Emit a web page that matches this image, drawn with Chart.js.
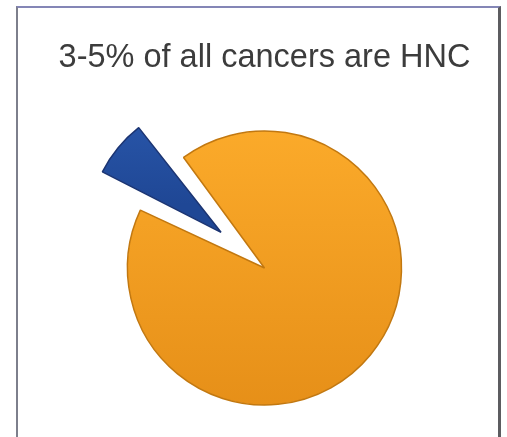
<!DOCTYPE html>
<html>
<head>
  <title>HNC share of all cancers</title>
  <script src="https://cdn.jsdelivr.net/npm/chart.js"></script>
  <style>
    html, body { margin: 0; padding: 0; background: #fff; }
    #frame {
      position: absolute; left: 16px; top: 6px; width: 480px; height: 440px;
      border-left: 2px solid #7d7f8c; border-top: 2px solid #8486b6; border-right: 3px solid #5c5c60;
    }
    #myChart { position: absolute; left: 0; top: 0; }
  </style>
</head>
<body>
  <div id="frame"></div>
  <canvas id="myChart" width="507" height="437"></canvas>

  <script>
    // Data
    var labels = ['Head and neck cancers', 'Other cancers'];
    var shares = [8, 92];
    var titleText = '3-5% of all cancers are HNC';

    var ctx = document.getElementById('myChart').getContext('2d');

    // soft top-to-bottom shading like the original slide
    var orange = ctx.createLinearGradient(0, 130, 0, 410);
    orange.addColorStop(0, '#fbaa2a');
    orange.addColorStop(1, '#e68f18');
    var blue = ctx.createLinearGradient(0, 120, 0, 240);
    blue.addColorStop(0, '#2c5bb0');
    blue.addColorStop(1, '#1f4795');

    // Chart.js grows an offset slice outward; pull it back to pie size
    var explodedTrim = {
      id: 'explodedTrim',
      beforeDatasetsDraw: function (chart) {
        var arc = chart.getDatasetMeta(0).data[0];
        if (arc && !arc._trimmed) {
          arc.outerRadius -= 33;
          arc._trimmed = true;
        }
      }
    };

    var myChart = new Chart(ctx, {
      type: 'pie',
      data: {
        labels: labels,
        datasets: [{
          data: shares,
          backgroundColor: [blue, orange],
          borderColor: ['#1b3472', '#c27810'],
          borderWidth: 1.5,
          offset: [225, 0]
        }]
      },
      options: {
        responsive: false,
        devicePixelRatio: 1,
        animation: false,
        rotation: -65,
        radius: 137,
        layout: { padding: { left: 22, right: 0, top: 0, bottom: 0 } },
        plugins: {
          legend: { display: false },
          tooltip: { enabled: false },
          title: {
            display: true,
            text: titleText,
            color: '#3c3c3c',
            font: { family: 'Liberation Sans', size: 32.5, weight: 'normal' },
            padding: { top: 39, bottom: 21 }
          }
        }
      },
      plugins: [explodedTrim]
    });
  </script>
</body>
</html>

Work required ▸ Copy the listing in full and without alteration, omitting every picture.

Answer to this problem ▸
Emit a web page that matches this image, drawn with Chart.js.
<!DOCTYPE html>
<html>
<head>
  <title>HNC share of all cancers</title>
  <script src="https://cdn.jsdelivr.net/npm/chart.js"></script>
  <style>
    html, body { margin: 0; padding: 0; background: #fff; }
    #frame {
      position: absolute; left: 16px; top: 6px; width: 480px; height: 440px;
      border-left: 2px solid #7d7f8c; border-top: 2px solid #8486b6; border-right: 3px solid #5c5c60;
    }
    #myChart { position: absolute; left: 0; top: 0; }
  </style>
</head>
<body>
  <div id="frame"></div>
  <canvas id="myChart" width="507" height="437"></canvas>

  <script>
    // Data
    var labels = ['Head and neck cancers', 'Other cancers'];
    var shares = [8, 92];
    var titleText = '3-5% of all cancers are HNC';

    var ctx = document.getElementById('myChart').getContext('2d');

    // soft top-to-bottom shading like the original slide
    var orange = ctx.createLinearGradient(0, 130, 0, 410);
    orange.addColorStop(0, '#fbaa2a');
    orange.addColorStop(1, '#e68f18');
    var blue = ctx.createLinearGradient(0, 120, 0, 240);
    blue.addColorStop(0, '#2c5bb0');
    blue.addColorStop(1, '#1f4795');

    // Chart.js grows an offset slice outward; pull it back to pie size
    var explodedTrim = {
      id: 'explodedTrim',
      beforeDatasetsDraw: function (chart) {
        var arc = chart.getDatasetMeta(0).data[0];
        if (arc && !arc._trimmed) {
          arc.outerRadius -= 33;
          arc._trimmed = true;
        }
      }
    };

    var myChart = new Chart(ctx, {
      type: 'pie',
      data: {
        labels: labels,
        datasets: [{
          data: shares,
          backgroundColor: [blue, orange],
          borderColor: ['#1b3472', '#c27810'],
          borderWidth: 1.5,
          offset: [225, 0]
        }]
      },
      options: {
        responsive: false,
        devicePixelRatio: 1,
        animation: false,
        rotation: -65,
        radius: 137,
        layout: { padding: { left: 22, right: 0, top: 0, bottom: 0 } },
        plugins: {
          legend: { display: false },
          tooltip: { enabled: false },
          title: {
            display: true,
            text: titleText,
            color: '#3c3c3c',
            font: { family: 'Liberation Sans', size: 32.5, weight: 'normal' },
            padding: { top: 39, bottom: 21 }
          }
        }
      },
      plugins: [explodedTrim]
    });
  </script>
</body>
</html>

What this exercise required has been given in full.